"The scene," says Mr. Walpole, "is the Committee. On the table are the instruments of torture. A prisoner in rags, half-starved, appears before them; the poor man has a good countenance, that adds to the interest. On the other hand is the inhuman Gaoler. It is the very figure that Salvator Rosa would have drawn for Iago in the moment of detection. Villainy, fear, and conscience, are mixed in yellow and livid on his countenance ; his lips are contracted by tremor, his face advances as eager to lie, his legs step back as thinking to make his escape ; one hand is thrust precipitately into his bosom, the fingers of the other are catching uncertainly at his button-holes. If this was a Portrait, it is the most striking that ever was drawn; if it was not, it is still finer."
This Committee was first appointed, Feb. 25, 1728-9, to examine into the state of the Gaols within the Kingdom ; and the persons here represented under examination were, Thomas Bambridge, then Warden of the Fleet Prison, and John Huggins, his predecessor in that office.

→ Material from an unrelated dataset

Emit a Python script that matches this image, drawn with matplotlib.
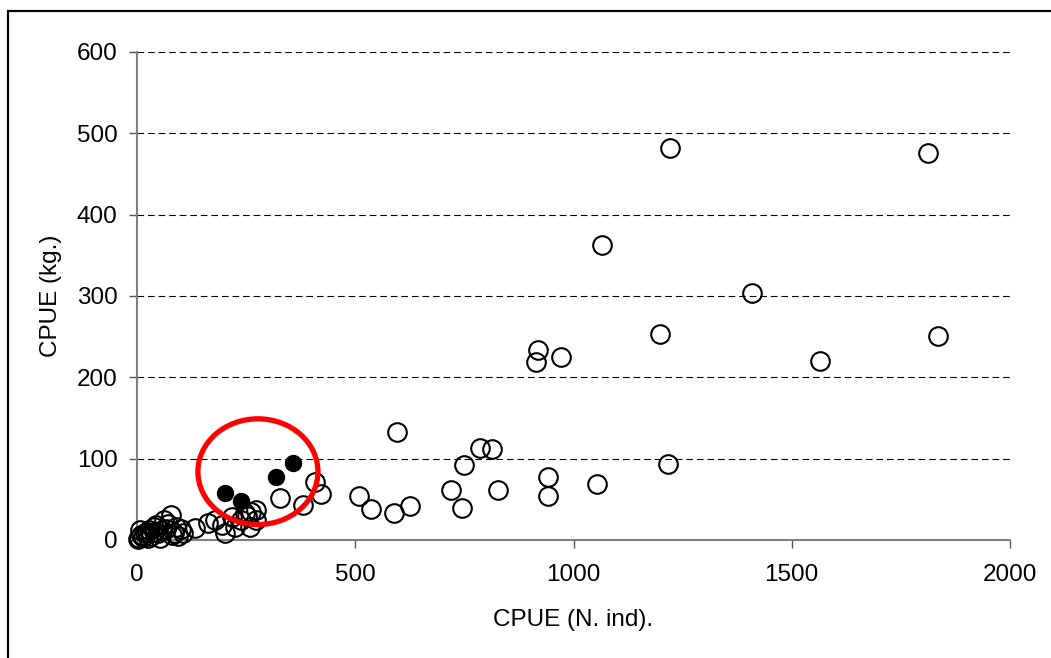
import matplotlib
matplotlib.use("Agg")
import matplotlib.pyplot as plt
from matplotlib.patches import Ellipse, Rectangle

plt.rcParams['font.family'] = ['Liberation Sans', 'DejaVu Sans']

# CPUE in number of individuals (x) and in kg (y), open markers
cpue_n = [1221, 1812, 1065, 1409, 1198, 1835, 919, 914, 971, 1565,
          596, 786, 813, 749, 1217, 942, 719, 827, 1054, 942,
          745, 625, 589, 536, 509, 408, 422, 328, 380,
          133, 163, 179, 195, 202, 218, 225, 238, 247, 252, 261, 273, 273, 259,
          2, 5, 10, 14, 18, 22, 28, 33, 38, 44, 48, 52, 58, 62, 70, 78,
          84, 90, 95, 100, 105, 8, 25, 40, 66, 80]
cpue_kg = [482, 476, 363, 304, 253, 251, 234, 219, 225, 220,
           133, 113, 112, 92, 93, 77, 61, 61, 69, 54,
           39, 42, 33, 38, 54, 71, 57, 52, 43,
           15, 21, 24, 18, 8, 28, 16, 24, 33, 30, 35, 37, 25, 16,
           1, 3, 6, 4, 8, 10, 12, 5, 16, 18, 8, 3, 12, 25, 20, 31,
           9, 16, 5, 14, 8, 12, 2, 10, 14, 6]

# Highlighted samples, filled markers
hl_n = [202, 238, 318, 357]
hl_kg = [58, 48, 77, 95]

# Ring drawn around the highlighted group: centre, width, height (data units)
ring_center = (277, 84)
ring_size = (275, 130)

xticks = [0, 500, 1000, 1500, 2000]
yticks = [0, 100, 200, 300, 400, 500, 600]

fig = plt.figure(figsize=(10.51, 6.58), dpi=100)
ax = fig.add_axes([137 / 1051, 1 - 540 / 658, (1010 - 137) / 1051, (540 - 52) / 658])

ax.set_xlim(0, 2000)
ax.set_ylim(0, 600)
ax.set_xticks(xticks)
ax.set_yticks(yticks)

for yv in yticks[1:]:
    ax.axhline(yv, color='black', lw=0.8, dashes=(6, 3.5), zorder=1)

ax.plot(cpue_n, cpue_kg, 'o', ms=13.4, mfc='none', mec='black', mew=1.5,
        clip_on=False, zorder=3)
ax.plot(hl_n, hl_kg, 'o', ms=11.5, mfc='black', mec='black', mew=1,
        clip_on=False, zorder=4)

ax.add_patch(Ellipse(ring_center, ring_size[0], ring_size[1], fill=False,
                     ec='#ff0000', lw=3.8, zorder=5))

for side in ('top', 'right'):
    ax.spines[side].set_visible(False)
for side in ('left', 'bottom'):
    ax.spines[side].set_color('#808080')
    ax.spines[side].set_linewidth(1.5)

ax.tick_params(axis='both', direction='out', length=6, width=1, color='#555555',
               labelsize=17.5, labelcolor='black')
ax.tick_params(axis='y', pad=8)
ax.tick_params(axis='x', pad=11)

ax.set_xlabel('CPUE (N. ind).', fontsize=17.5, labelpad=17)
ax.set_ylabel('CPUE (kg.)', fontsize=17.5, labelpad=11)

# Outer frame of the figure
fig.patches.append(Rectangle((8 / 1051, -0.2), 1.2, 1.2 + (658 - 11) / 658 - 1,
                             transform=fig.transFigure, fill=False,
                             ec='black', lw=1.6))

fig.savefig('out.png', dpi=100)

Both were declared "notoriously guilty of great breaches of trust, extortions, cruelties, and other high crimes and misdemeanors."
It was the unanimous Resolution of the Committee "That Thomas Bambridge, the acting Warden of the Prison of the Fleet, hath wilfully permitted several Debtors to the Crown in great sums of money, as well as Debtors to divers of his Majesty's Subjects, to escape ; hath been guilty of the most notorious breaches of his trust, great extortions, and the highest crimes and misdemeanors, in the execution of his said office ; and hath arbitrarily and unlawfully loaded with irons, put into dungeons, and destroyed, Prisoners for Debt under his charge, treating them in the most barbarous and cruel manner, in high violation and contempt of the Laws of this Kingdom." Bambridge was in consequence disqualified by Act of Parliament ; and he cut his throat twenty years after.
It was also resolved, "That John Huggins, Esq. late Warden of the Prison of the Fleet, did, during the time of his Wardenship, wilfully permit several considerable Debtors in his custody to escape; and was notoriously guilty of great breaches of his trust, extortions, cruelties, and other high crimes and misdemeanors, in the execution of the said office;" and he was for some time committed to Newgate, but afterwards lived in credit to the age of 90.